I guess that when people see a paralysed person lifted onto a powerful motorbike, flying a plane, taking on a marathon in a robotic suit that she struggles to walk a few meters in and speaking to hundreds of people whilst sat in a wheelchair on the stage, it is clear why some may think I am fearless. Many people have said 'you are fearless' after a presentation but the comment couldn't be much further from the truth.
We all experience nervousness at one time or another, in fact, when my daughter tells me she is nervous about something I always reply 'that is fantastic!' It doesn't feel great at the time though does it? It feels like a combination of dread, anxiety and excitement all at once. Anything that causes apprehension or fear can lead to these feelings.
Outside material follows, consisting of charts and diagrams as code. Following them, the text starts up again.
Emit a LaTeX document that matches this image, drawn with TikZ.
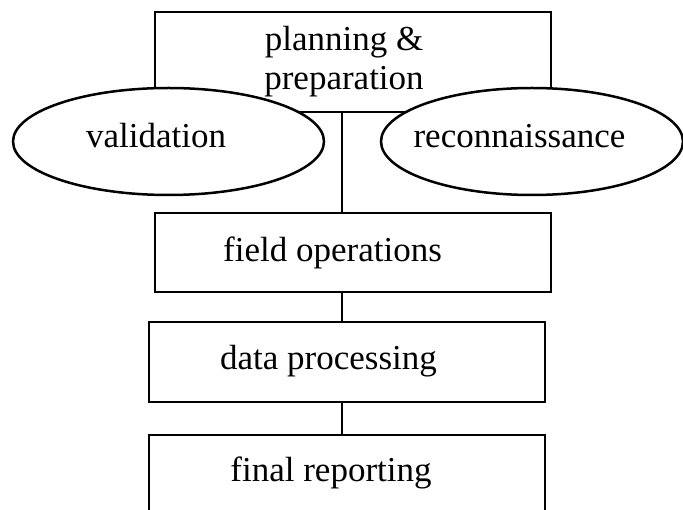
\documentclass[tikz,border=0pt]{standalone}
\usepackage{fontspec}
\setmainfont{Liberation Serif}
\usetikzlibrary{shapes.geometric}
\begin{document}
\begin{tikzpicture}[x=1pt,y=-1pt,
  boxnode/.style={draw=black, line width=2.6pt, rectangle, inner sep=0pt, minimum width=396pt},
  ellnode/.style={draw=black, fill=white, line width=2.5pt, ellipse, inner sep=0pt},
  txt/.style={font=\fontsize{35}{39}\selectfont, inner sep=0pt, anchor=base, align=center},
  link/.style={draw=black, line width=2.6pt}]
\useasboundingbox (0,0) rectangle (683,510);
% boxes
\node[boxnode, minimum height=100pt] (plan) at (353,62) {};
\node[boxnode, minimum height=79pt] (field) at (353,252.5) {};
\node[boxnode, minimum height=80pt] (data) at (347,362) {};
\node[boxnode, minimum height=80pt] (final) at (347,475) {};
% ellipses over the top box
\node[ellnode, minimum width=311pt, minimum height=107pt] (valid) at (168.5,141.5) {};
\node[ellnode, minimum width=302pt, minimum height=107pt] (recon) at (532,141.5) {};
% texts
\node[txt, anchor=center] (plantxt) at (344,62) {planning \&\\preparation};
\node[txt] (validtxt) at (156,148) {validation};
\node[txt] (recontxt) at (519.5,148) {reconnaissance};
\node[txt] (fieldtxt) at (332.5,262) {field operations};
\node[txt] (datatxt) at (328.5,370) {data processing};
\node[txt] (finaltxt) at (331,482) {final reporting};
% connectors
\coordinate (sx) at (342,0);
\draw[link] (plan.south -| sx) -- (field.north -| sx);
\draw[link] (field.south -| sx) -- (data.north -| sx);
\draw[link] (data.south -| sx) -- (final.north -| sx);
\end{tikzpicture}
\end{document}
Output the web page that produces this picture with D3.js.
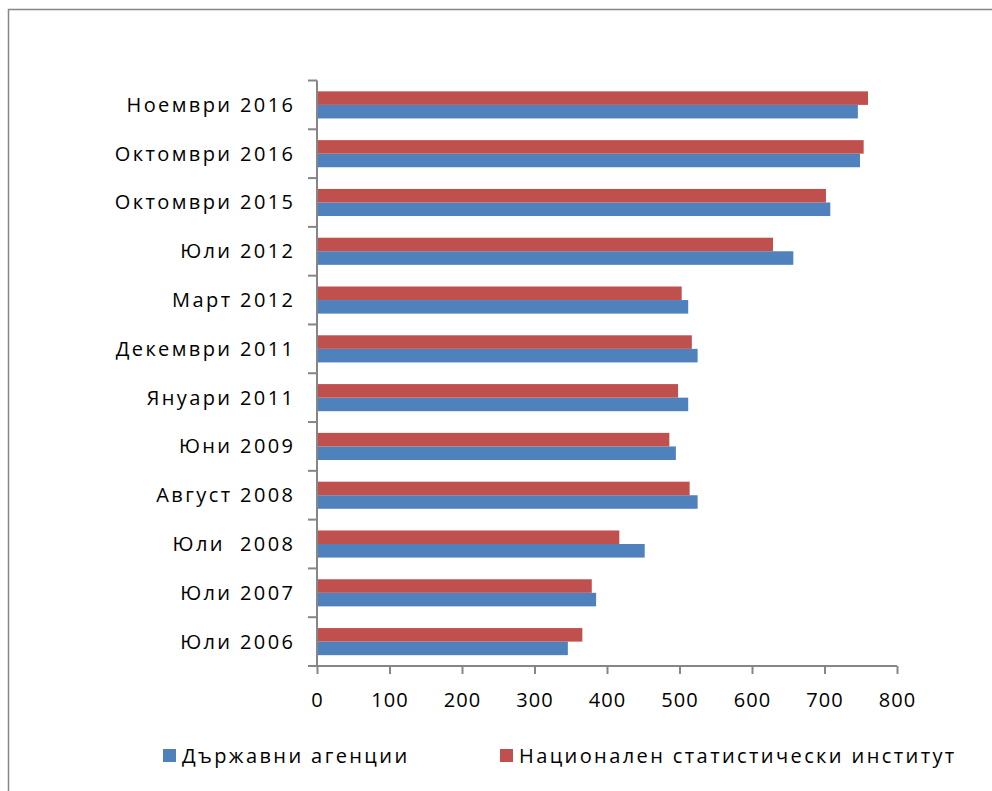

It is a response to stress and being out our comfort zone. Fright or flight kicks in, adrenaline is produced, heart beat increases, blood pressure rises and your breathing quickens.... you are more alert and have more energy.
This is different to anxiety. They have similar symptoms but they are not the same thing. Nervousness is a natural response and is temporary where as anxiety is long lasting, uncontrollable without treatment and often is without an obvious reason.
I was about to go on the stage a few weeks ago and I had my Apple watch on, I glanced down at my heart rate and could see it increasing. It was like I was exercising. No wonder I feel tired after a busy week of presentations.
I expect I would see the same increased heart rate when I am flying (especially when I am solo) or on a track day, again it explains why it can make me feel alert and full of energy but as the adrenaline reduces I can feel tired as if I have pushed a marathon.
So I am not fearless but I am not nervous about being nervous. When I had my accident I worried about quite the reverse. I was concerned I wouldn't get the chance to feel like this very often- bearing in mind, I was often competing my horses where both adrenaline and nerves featured heavily in my life. Yet I now not only have sports that make me nervous but also my career, each time I am waiting to wheel onto the stage- I am one lucky girl!
It is important we don't let nerves hold us back if we want to make the most out of life and reach our potential.
How can we control them?
Always remember it is a very normal and often positive response. With a little practice, you can learn how to stop the little pests getting the better of you!
Do not be afraid of nervousness. Acknowledge that you are experiencing something that most people do and accept it.
Be prepared. Of course you can't control everything that happens but you can choose to prepare. this can include allowing time, getting help when need it, practice etc
Positivity. Don't let your mind become full of negative thoughts. focus on the desired outcomes. Remember you can control your thought and now is the time. Nerves can makes us doubt our abilities- don't let them. Simple as that!
Reassurance. Have a quick chat to a positive friend/family member/colleague. Tell them how you are feeling and let them encourage you- it can boost your confidence.
Distraction. If you are waiting for something (which is often far worse than actually doing the task) find something to occupy yourself. When I was waiting to set off for my first attempt at getting my motorcycling licence I hoovered the house!
Relaxation technique. Breathing exercises can help in overcoming nerves but I don't use this one. It just reminds me that my high thoracic level spinal injury affects my breathing as some of the muscles I would use for breathing are paralysed.
So next time you are thinking of not doing something because you are out your comfort zone and nervous, go with the attitude 'I will not let nervousness stop me achieving something I want to do."
It is easy to look around and think others are confident but everyone who is taking a step forward in life and pushing forwards to achieve more will experience nervousness.
Most importantly, enjoy that feeling of accomplishment after!